Miguel de Cervantes Saavedra
This statue might be the most intriguing of the ones I snapped, showing Don Quixote and Sancho Panza kneeling before just the head and ruffled collar of Miguel de Cervantes. The two men are characters in Cervantes’s masterpiece Don Quixote, which is considered the first modern European novel, written in the eary 1600s. Quixote recruits Panza in his quest to revive chivalry. Cervantes’s work has been so influential on the development of the Spanish language that the language is often referred to as la lengua de Cervantes.
Ulysses S. Grant
The S stands for nothing! It’s a common elementary classroom fun fact – except that there’s a little more to it. While Grant was actually born Hiram Ulysses Grant, he took the new moniker after enrolling at West Point. He was nominated by his local congressman, who confused Grant’s name and included his mother’s maiden name, Simpson. The mix-up led Grant to be nominated as Ulysses S. Grant, with the S being for Simpson. Grant himself would claim that the S did indeed stand for nothing, but it did have a specific origin, through his West Point enrollment.

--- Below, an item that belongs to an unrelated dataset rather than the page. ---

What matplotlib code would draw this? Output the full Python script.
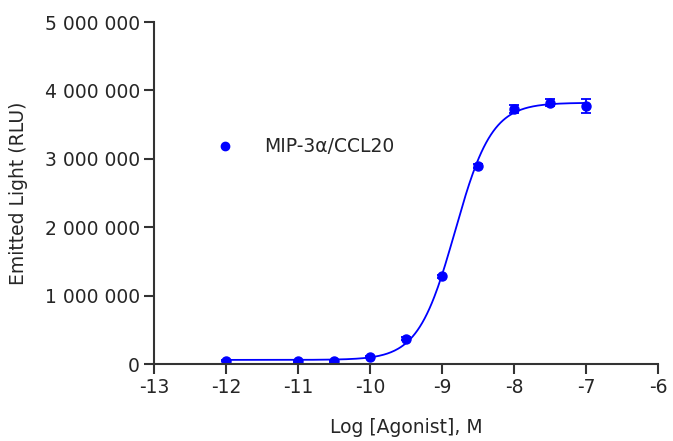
import numpy as np
import matplotlib.pyplot as plt
from matplotlib.ticker import FuncFormatter

plt.rcParams["font.family"] = ["DejaVu Sans"]
plt.rcParams["axes.unicode_minus"] = False

# Données
log_agonist = [-12, -11, -10.5, -10, -9.5, -9, -8.5, -8, -7.5, -7]
light = [50000, 45000, 45000, 100000, 370000, 1280000, 2900000, 3730000, 3820000, 3770000]
light_err = [10000, 10000, 10000, 15000, 20000, 20000, 30000, 60000, 50000, 100000]
series_name = "MIP-3α/CCL20"

# Paramètres de l'ajustement sigmoïde (4 paramètres) estimés sur l'image
bottom = 60000
top = 3820000
log_ec50 = -8.82
hill = 1.7

x_fit = np.linspace(-12, -7, 300)
y_fit = bottom + (top - bottom) / (1 + 10 ** ((log_ec50 - x_fit) * hill))

fig = plt.figure(figsize=(6.73, 4.41), dpi=100)
ax = fig.add_axes([0.2288, 0.1746, 0.749, 0.7754])

blue = "#0000ff"
text_color = "#262626"
ax.plot(x_fit, y_fit, color=blue, linewidth=1.3)
ax.errorbar(log_agonist, light, yerr=light_err, fmt="o", color=blue,
            markersize=6.5, capsize=3.5, elinewidth=1.3, capthick=1.3)

# Légende : marqueur seul
ax.plot([], [], "o", color=blue, markersize=6, label=series_name)

ax.set_xlim(-13, -6)
ax.set_ylim(0, 5000000)
ax.set_xticks(np.arange(-13, -5, 1))
ax.set_yticks(np.arange(0, 5000001, 1000000))
ax.yaxis.set_major_formatter(
    FuncFormatter(lambda v, _: f"{int(v):,}".replace(",", " ")))

for side in ["top", "right"]:
    ax.spines[side].set_visible(False)
for side in ["left", "bottom"]:
    ax.spines[side].set_color("#333333")
    ax.spines[side].set_linewidth(1.5)
ax.tick_params(direction="out", length=7, width=1.5, color="#333333",
               labelsize=13.5, labelcolor=text_color, pad=3)

ax.set_xlabel("Log [Agonist], M", fontsize=13.5, color=text_color, labelpad=15)
ax.set_ylabel("Emitted Light (RLU)", fontsize=13.5, color=text_color, labelpad=12)

leg = ax.legend(loc="center left", bbox_to_anchor=(0.085, 0.635), frameon=False,
                fontsize=13.5, handletextpad=1.5, handlelength=1.2)
for t in leg.get_texts():
    t.set_color(text_color)

fig.savefig("out.png", dpi=100)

Grant was the son of a tanner, which caused him to despise the sight and smell of blood. Despite this, he went on to become a successful general in the Civil War, but he always made sure to char his meat for his meals between battles. Even a little blood dripping from his steak would cause his stomach to turn and induce migraines from the memories of the smells and sights.
”Robert Emmet,” reads the engraving, “Irish Patriot”. Emmet was only 25 years old when he was executed for treason by the British, but in his short lifetime, he managed to gain a reputation as an orator and rebel leader. He planned an uprising in 1803, which was hurried and unsuccessful. The uprising took a terrible turn when communications between allied factions failed and additional support never came. The Irish uprising never took place; instead, there was a small street riot that resulted in a few brutal deaths. Emmet fled the scene but was eventually captured and hanged.
Francis Scott Key
Like chess pieces, the statues in Golden Gate Park have slid from tile-to-tile throughout the park. The Francis Scott Key Monument, for example, has been in three different sites since it was first added to the collection of statues. Francis Scott Key is most famous for writing the lyrics to the United States national anthem, The Star-Spangled Banner. One of the first musical renditions of Key’s lyrical masterpiece was sung to the tune of To Anacreon in Heaven, which was the official song of an 18th century gentleman’s club. Hence, The Star- Spangled Banner is sometimes referred to as an English drinking song. The Golden Gate Park proudly displays its patriotism, with the Key Monument easily being the largest statue that I saw in the park.
Most likely, I wasn’t able to find all of the statues. I hope to be back at some point and maybe spend some more time in the park looking at statues and learning interesting facts.